IT IS easy to feel overwhelmed by the cumulative impact of a decade of austerity on women, and to restrict our vision of what could be possible.
The scale is staggering — as Dawn Butler MP has highlighted, 86 per cent of the government’s spending cuts have fallen on women.
The results are more and more visible: street homelessness is rising disproportionately rapidly among women, the majority of foodbank users are women, and the gender pay gap is over 18 per cent, with women making up almost three-quarters of part-time workers.
Some effects are less publicly obvious — women forced to remain in violent and abusive relationships due to a lack of anywhere else to go; migrant women denied any recourse to public funds, and women working in non-unionised exploitative conditions.
Yet International Women’s Day is a reminder that women have a proud history of fighting against oppression and for our rights, and winning real victories.
The tasks in front of us today demand that we support each other in ensuring the election of a left Labour government with a radical manifesto to improve the lives of women and transform society.
Of course we face barriers to making our aspirations a reality — we are often struggling to manage multiple demands; some men in the movement can be reluctant to make space for women’s priorities, and we have to struggle to shape agendas.
There are constant attempts to divide us and to divert us away from the transformative change that our communities need.
However, there are encouraging signs that more and more left women are being elected to roles in their trade unions, the Labour Party and a range of community roles.
We need to ensure that we support progressive women from a range of backgrounds (including those who have faced multiple impacts of austerity such as working-class, BAME and disabled women) and to listen to the voices of communities who have been marginalised and under-represented for decades.
The Labour Party’s online National Policy Forum is one opportunity to ensure that women’s experience shapes policy.
While there are many Tory laws which we need to overturn if we are to ensure that all women are able to reach their full potential, the following would make a huge difference.
Social security system
Universal credit is the latest in a range of changes which have destroyed any vestiges of a safety net. Paying the income to one adult in the household directly undermines the economic independence of women, reversing decades of social policy.

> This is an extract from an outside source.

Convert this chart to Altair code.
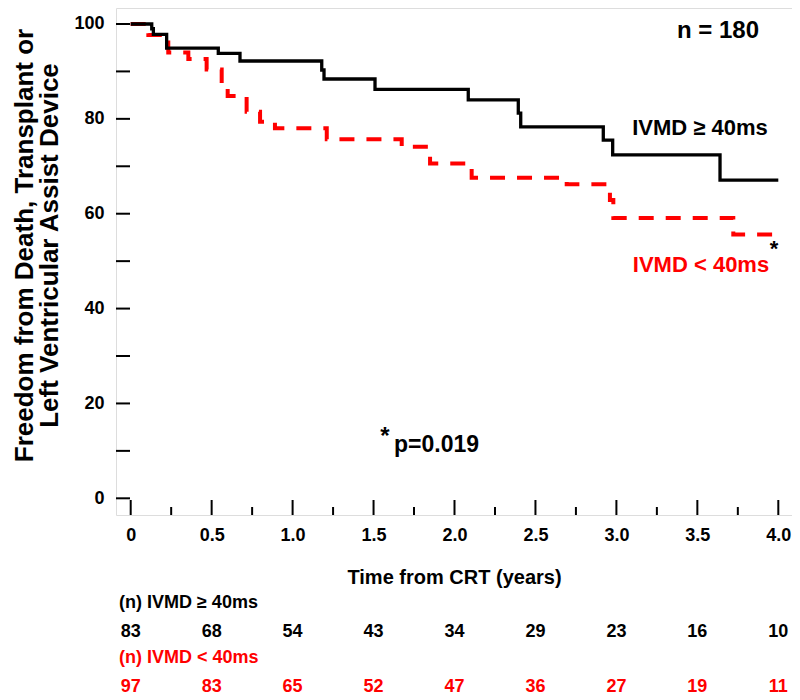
import altair as alt
import pandas as pd

# ---------------- data ----------------
# IVMD >= 40ms (black, solid) : step times (years) and survival (%)
t_hi = [0, 0.130, 0.140, 0.222, 0.541, 0.675, 1.180, 1.194, 1.509, 2.085, 2.394, 2.409, 2.919, 2.977, 3.640, 4.00]
s_hi = [100, 99.0, 97.8, 94.9, 93.8, 92.2, 90.3, 88.4, 86.2, 84.0, 81.2, 78.3, 75.5, 72.4, 67.1, 67.1]

# IVMD < 40ms (red, dashed)
t_lo = [0, 0.109, 0.232, 0.356, 0.469, 0.562, 0.599, 0.716, 0.799, 0.891, 1.211, 1.674, 1.849, 2.106, 2.693, 2.960, 2.981, 3.722, 4.00]
s_lo = [100, 97.7, 94.0, 92.6, 90.4, 87.3, 84.8, 81.5, 79.4, 78.0, 75.7, 74.1, 70.6, 67.6, 66.2, 62.9, 59.1, 55.6, 55.6]

# number at risk
risk_times = [0, 0.5, 1.0, 1.5, 2.0, 2.5, 3.0, 3.5, 4.0]
risk_hi = [83, 68, 54, 43, 34, 29, 23, 16, 10]
risk_lo = [97, 83, 65, 52, 47, 36, 27, 19, 11]

# axis ticks / labels
x_major = [0, 0.5, 1.0, 1.5, 2.0, 2.5, 3.0, 3.5, 4.0]
x_minor = [0.25, 0.75, 1.25, 1.75, 2.25, 2.75, 3.25, 3.75]
y_ticks = [0, 10, 20, 30, 40, 50, 60, 70, 80, 90, 100]
y_labels = [0, 20, 40, 60, 80, 100]

x_title = "Time from CRT (years)"
y_title = ["Freedom from Death, Transplant or", "Left Ventricular Assist Device"]
lab_hi = "IVMD \u2265 40ms"
lab_lo = "IVMD < 40ms"
row_hi = "(n) IVMD \u2265 40ms"
row_lo = "(n) IVMD < 40ms"

# ---------------- layout ----------------
W, H = 676, 507
FONT = "Liberation Sans"
RED = "#ff0000"

xs = alt.Scale(domain=[-0.0908, 4.0846], nice=False, zero=False)
ys = alt.Scale(domain=[-3.52, 103.37], nice=False, zero=False)

x_axis = alt.Axis(
    values=x_major,
    labelExpr="datum.value == 0 ? '0' : format(datum.value, '.1f')",
    ticks=False, domain=False, grid=False,
    labelFont=FONT, labelFontSize=18, labelFontWeight="bold", labelColor="black",
    labelPadding=11, labelFlush=False, labelOverlap=False,
    title=x_title, titleFont=FONT, titleFontSize=20, titleFontWeight="bold",
    titleColor="black", titleX=W / 2, titleY=62, titleAlign="center",
    titleBaseline="middle",
)
y_axis = alt.Axis(
    values=y_labels,
    ticks=False, domain=False, grid=False,
    labelFont=FONT, labelFontSize=18, labelFontWeight="bold", labelColor="black",
    labelPadding=12, labelFlush=False, labelOverlap=False,
    title=y_title, titleFont=FONT, titleFontSize=26, titleFontWeight="bold",
    titleColor="black", titleX=-92, titleY=237, titleAlign="center",
    titleBaseline="middle", titleLineHeight=25, titleAngle=270,
)

X = alt.X("t:Q", scale=xs, axis=x_axis)
Y = alt.Y("s:Q", scale=ys, axis=y_axis)

hi_df = pd.DataFrame({"t": t_hi, "s": s_hi})
lo_df = pd.DataFrame({"t": t_lo, "s": s_lo})

xmaj_df = pd.DataFrame({"t": x_major})
xmin_df = pd.DataFrame({"t": x_minor})
yt_df = pd.DataFrame({"s": y_ticks})

x_major_ticks = alt.Chart(xmaj_df).mark_rule(color="black", strokeWidth=2).encode(
    x=X, y=alt.value(H), y2=alt.value(H - 15))
x_minor_ticks = alt.Chart(xmin_df).mark_rule(color="black", strokeWidth=2).encode(
    x=X, y=alt.value(H), y2=alt.value(H - 8))
y_tick_rules = alt.Chart(yt_df).mark_rule(color="black", strokeWidth=2).encode(
    y=Y, x=alt.value(0), x2=alt.value(14))

red_line = alt.Chart(lo_df).mark_line(
    interpolate="step-after", color=RED, strokeWidth=4, strokeDash=[15, 12]
).encode(x=X, y=Y)
black_line = alt.Chart(hi_df).mark_line(
    interpolate="step-after", color="black", strokeWidth=3.3
).encode(x=X, y=Y)


def txt(text, x, y, size, color="black", align="center", baseline="alphabetic"):
    return alt.Chart(pd.DataFrame({"lab": [text]})).mark_text(
        font=FONT, fontSize=size, fontWeight="bold", color=color,
        align=align, baseline=baseline,
    ).encode(x=alt.value(x), y=alt.value(y), text="lab:N")


n_text = txt("n = 180", 602, 30, 24)
hi_text = txt(lab_hi, 584, 127, 22)
lo_text = txt(lab_lo, 585, 264, 22, color=RED)
star_end = txt("*", 658, 248, 22)
p_star = txt("*", 269, 436, 24)
p_text = txt("p=0.019", 278, 444, 23, align="left")

row_hi_lab = txt(row_hi, 3, 595, 18, align="left", baseline="middle")
row_lo_lab = txt(row_lo, 3, 650, 18, color=RED, align="left", baseline="middle")

risk_hi_df = pd.DataFrame({"t": risk_times, "n": risk_hi})
risk_lo_df = pd.DataFrame({"t": risk_times, "n": risk_lo})
risk_hi_text = alt.Chart(risk_hi_df).mark_text(
    font=FONT, fontSize=18, fontWeight="bold", color="black", baseline="middle"
).encode(x=X, y=alt.value(624), text="n:Q")
risk_lo_text = alt.Chart(risk_lo_df).mark_text(
    font=FONT, fontSize=18, fontWeight="bold", color=RED, baseline="middle"
).encode(x=X, y=alt.value(679), text="n:Q")

chart = alt.layer(
    x_major_ticks, x_minor_ticks, y_tick_rules,
    red_line, black_line,
    n_text, hi_text, lo_text, star_end, p_star, p_text,
    row_hi_lab, row_lo_lab, risk_hi_text, risk_lo_text,
).properties(
    width=W, height=H,
    autosize=alt.AutoSizeParams(type="none"),
    padding={"left": 108, "top": 0, "right": 0, "bottom": 185},
).configure_view(
    stroke="black", strokeWidth=2.5
).configure(background="white")

chart.save("out.html", embed_options={"renderer": "svg", "actions": False})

The hated work capability assessment uses massive levels of public funds to make the lives of disabled people worse rather than better. Numerous other changes have served to make women’s lives poorer and more precarious, and we urgently need a system which supports women at key points in their lives — ensuring security from cradle to grave.
Housing
The housing crisis has a huge impact on women. Multi-generational families are often living in homes designed for far smaller households. Younger women with children are forced to move far from family and friends and to live with no community support. Single women are regularly now flat-sharing into middle life, trying to manage the responsibilities of work with expensive short-term private-sector tenancies and regular moves. Ending right to buy and investing in a new generation of council housing would result in new security and improved quality of life for large numbers of women.
Rights at work
It is inspiring to see the actions being taken by a number of young women in disputes at companies such as TGI Friday’s, Wetherspoon and McDonald’s. We need to overturn the Tory attacks and create a new framework of rights from day one, including sectoral pay bargaining and improved rights to organise in trade unions.
Education
We have seen our schools starved of funding by the Tories, and teachers leaving the profession, unable to be creative or meet the real needs of their students. A lifelong education service would not only improve the lives of parents and children now, but create opportunities for women to increase their knowledge and skills throughout their lives.
Health
The privatisation of the health service is syphoning money out of front-line services, and the pressures on mental health provision are acute. The NHS is particularly important to women, and we need it to be an accessible service run for the public good.
Community sector
Cuts to local government and to direct funding for the voluntary sector have affected women disproportionately. A wide range of provision from refuges, Esol classes, after school clubs, law centres and advice services, counselling and social and cultural opportunities have disappeared. These locally controlled community-based agencies often ensure that women’s voices are heard and that they can exercise their rights.
This is a time when there is a real openness on the left to new ideas and creative solutions. Let us take the opportunity this Women’s Day to intensify the fight not just for bread, but roses too.